Michael Dirda: I know she has a new book out, part of her sequence, but that's all.


Winston-Salem, N.C.: I hate to admit it but my favorite childhood reading experiences were comic books. We'd spend two weeks at the beach each summer and there were places where you could trade old comics two for one and I happily devoured Superman, Flash, Batman, Green Lantern and the new Marvel superheroes, the Fantastic Four, X-men and Spiderman.
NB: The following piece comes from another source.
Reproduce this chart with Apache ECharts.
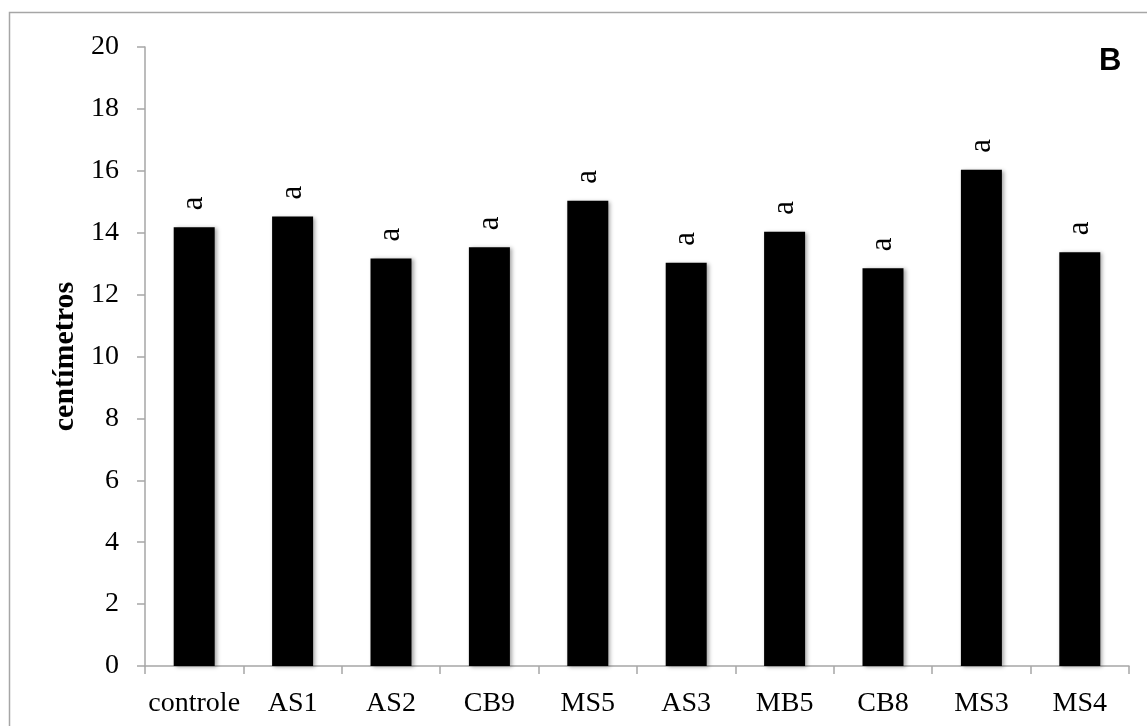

Surprisingly with my children, the least academic, but best reader -- Defoe, Salinger, Swift -- was weaned on comic books, while the more academic has only lately come to reading, perhaps put off by only trying the classics.

Michael Dirda: The greatest reading experience of my childhood involved comic books. REmind me some week and I'll tell you all about it, because time, alas, is up for this week and there are dozens of unanswered questions. I'm sorry I couldn't get to more of them. I can only type so fast. But save them for next Wednesday and we'll try again. Till then, keep reading! And remember tgomorrow's chat about The Hobbit at 2.